Nets Refuse to Report Latest IRS Scandal Developments, ABC Hasn’t Touched in 10 Months
Today House Oversight Committee Chairman Jason Chaffetz issued more subpeonas for documents and hardware in the IRS scandal probe. Just last week, the IRS watchdog charged with investigating Lois Lerner’s missing emails said he is looking into the possibility of “potential criminal activity.”
It was also reported that Lerner raked in “$129,300 in bonuses between 2010 and 2013,” and there are at least a half-dozen conservative applicants” still waiting for their tax exemptions.
But you wouldn’t know about any of these developments if you only got your news from the Big Three (ABC, CBS, NBC) networks or Spanish-language networks Univision and Telemundo.
So far, the network evening and morning shows have shoved these latest revelations to the side. In fact, ABC News hasn’t mentioned the IRS scandal story in almost 10 months. The last time the IRS targeting imbroglio got any airtime on ABC was a 16 second brief by Amy Robach on the May 8, 2014 edition of Good Morning America, when Robach reported that “six Democrats have joined Republicans in the House” to hold Lerner in contempt of Congress.
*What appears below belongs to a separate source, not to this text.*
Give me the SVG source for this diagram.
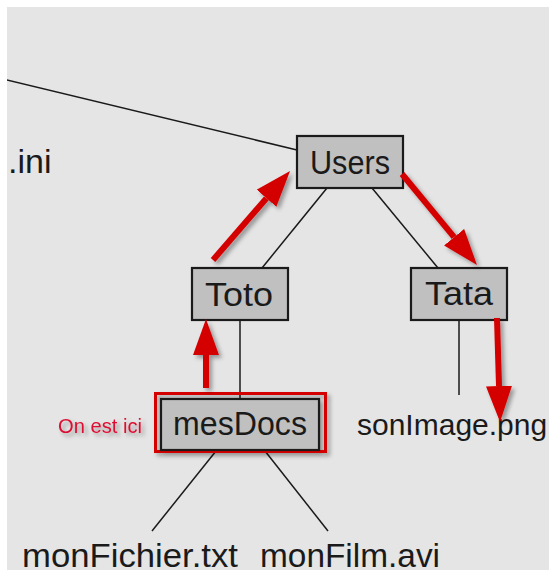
<svg xmlns="http://www.w3.org/2000/svg" width="551" height="574" viewBox="0 0 551 574">
  <defs>
    <clipPath id="panel">
      <rect x="7" y="7" width="542" height="563"/>
    </clipPath>
    <filter id="shadow" x="-20%" y="-20%" width="150%" height="150%">
      <feDropShadow dx="3" dy="3" stdDeviation="2" flood-color="#000" flood-opacity="0.35"/>
    </filter>
    <marker id="head" viewBox="0 0 36 26" refX="0" refY="13" markerWidth="36" markerHeight="26" markerUnits="userSpaceOnUse" orient="auto">
      <path d="M0,0 L36,13 L0,26 z" fill="#d40000"/>
    </marker>
    <style>
      .box { fill: #c0c0c0; stroke: #1a1a1a; stroke-width: 2.2; }
      .lbl { font-family: "Liberation Sans", Arial, sans-serif; font-size: 34px; fill: #1a1a1a; }
      .edge { stroke: #1a1a1a; stroke-width: 1.5; fill: none; }
      .arrow { stroke: #d40000; stroke-width: 6; fill: none; marker-end: url(#head); }
    </style>
  </defs>
  <rect x="0" y="0" width="551" height="574" fill="#ffffff"/>
  <rect x="7" y="7" width="542" height="563" fill="#e5e5e5"/>
  <g id="connectors" clip-path="url(#panel)">
    <line class="edge" x1="0" y1="78.3" x2="297" y2="150"/>
    <line class="edge" x1="327" y1="188" x2="262" y2="268"/>
    <line class="edge" x1="372" y1="188" x2="438" y2="268"/>
    <line class="edge" x1="240" y1="320" x2="240" y2="399"/>
    <line class="edge" x1="459" y1="320" x2="459" y2="395"/>
    <line class="edge" x1="216" y1="451" x2="152" y2="531"/>
    <line class="edge" x1="265" y1="451" x2="328" y2="531"/>
  </g>
  <g id="leaf-ini">
    <text class="lbl" x="8" y="173">.ini</text>
  </g>
  <g id="node-users">
    <rect class="box" x="297" y="136" width="106" height="52"/>
    <text class="lbl" x="350" y="174" text-anchor="middle" textLength="80" lengthAdjust="spacingAndGlyphs">Users</text>
  </g>
  <g id="node-toto">
    <rect class="box" x="192" y="268" width="96" height="52"/>
    <text class="lbl" x="239" y="306" text-anchor="middle" textLength="68" lengthAdjust="spacingAndGlyphs">Toto</text>
  </g>
  <g id="node-tata">
    <rect class="box" x="411" y="268" width="96" height="52"/>
    <text class="lbl" x="459" y="305" text-anchor="middle" textLength="68" lengthAdjust="spacingAndGlyphs">Tata</text>
  </g>
  <g id="node-mesdocs">
    <g filter="url(#shadow)">
      <rect x="155.5" y="393.5" width="170" height="58" fill="none" stroke="#d40000" stroke-width="3"/>
      <rect class="box" x="161" y="399" width="158" height="51"/>
    </g>
    <text class="lbl" x="240" y="435" text-anchor="middle" textLength="134" lengthAdjust="spacingAndGlyphs">mesDocs</text>
  </g>
  <g id="note-on-est-ici" filter="url(#shadow)">
    <text x="58" y="433" font-family="Liberation Sans, Arial, sans-serif" font-size="20" fill="#dd1133" textLength="84" lengthAdjust="spacingAndGlyphs">On est ici</text>
  </g>
  <g id="leaf-sonimage">
    <text class="lbl" x="357" y="435" style="font-size:30px">sonImage.png</text>
  </g>
  <g id="leaf-monfichier">
    <text class="lbl" x="22" y="567" textLength="216" lengthAdjust="spacingAndGlyphs">monFichier.txt</text>
  </g>
  <g id="leaf-monfilm">
    <text class="lbl" x="260" y="567" textLength="180" lengthAdjust="spacingAndGlyphs">monFilm.avi</text>
  </g>
  <g id="path-arrows" filter="url(#shadow)">
    <line class="arrow" x1="213" y1="260" x2="266.5" y2="198.2"/>
    <line class="arrow" x1="206" y1="388" x2="206" y2="355"/>
    <line class="arrow" x1="402" y1="174" x2="454.1" y2="237.2"/>
    <line class="arrow" x1="497" y1="318" x2="499" y2="386"/>
  </g>
</svg>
NBC wasn’t much better, the last time the IRS scandal was even mentioned came six months ago on the October 5 Today show, when NBC’s Meet the Press host Chuck Todd briefly noted that public skepticism about the government’s handling of the Ebola crisis was well-earned due to “Secret Service blunders, IRS losing e-mails, the Veteran Affairs Administration botching all these wait times.”
The most recent network mention arrived on the October 28 CBS This Morning when John Dickerson noted voters in states that would decide control of the Senate in the 2014 midterms were skeptical of the government due to a “series of different things from the Secret Service to Ebola to the IRS scandal.”
The following is a rundown of the most recent IRS scandal events the Big Three networks have refused to report:
On February 26, The Washington Times’ Stephen Dinan reported the following:
The IRS’s inspector general confirmed Thursday it is conducting a criminal investigation into how Lois G. Lerner’s emails disappeared, saying it took only two weeks for investigators to find hundreds of tapes the agency’s chief had told Congress were irretrievably destroyed.
Investigators have already scoured 744 backup tapes and gleaned 32,774 unique emails, but just two weeks ago they found an additional 424 tapes that could contain even more Lerner emails, Deputy Inspector General Timothy P. Camus told the House Oversight Committee in a rare late-night hearing meant to look into the status of the investigation.
“There is potential criminal activity,” Mr. Camus said.
On February 26, Politico’s Rachael Bade alerted her readers that there “at least a half-dozen conservative applicants” still waiting for their tax exemptions. In the article headlined “From IRS: ‘Death by Delay,’ Bade reported the following:
Nearly two years after the IRS was exposed for improperly sidetracking requests for tax exemptions from tea party groups, POLITICO has learned that at least a half-dozen conservative applicants are still waiting for an answer.
This challenges repeated assertions by IRS Commissioner John Koskinen that his embattled agency has “completed” a set of recommendations to fix the problem and address a backlog of nearly 300 applications, some of which had been pending already for three years.
The groups that are still waiting include Karl Rove’s giant Crossroads GPS, which spent at least $26 million against Democrats in the last election cycle. But most of the half dozen are mom-and-pop outfits from New Mexico to New Jersey, run by volunteers out of their own houses and operating at a fraction of Crossroads’ budget.
The years-long delay has gutted these groups’ membership, choked their ability to raise funds, forced them to reserve pots of money for possible back taxes and driven them into debt to pay legal bills.
These recent developments come on the heels of the news, as reported by the Washington Free Beacon’s CJ Ciaramella, that Lerner raked in “$129,300 in bonuses between 2010 and 2013.”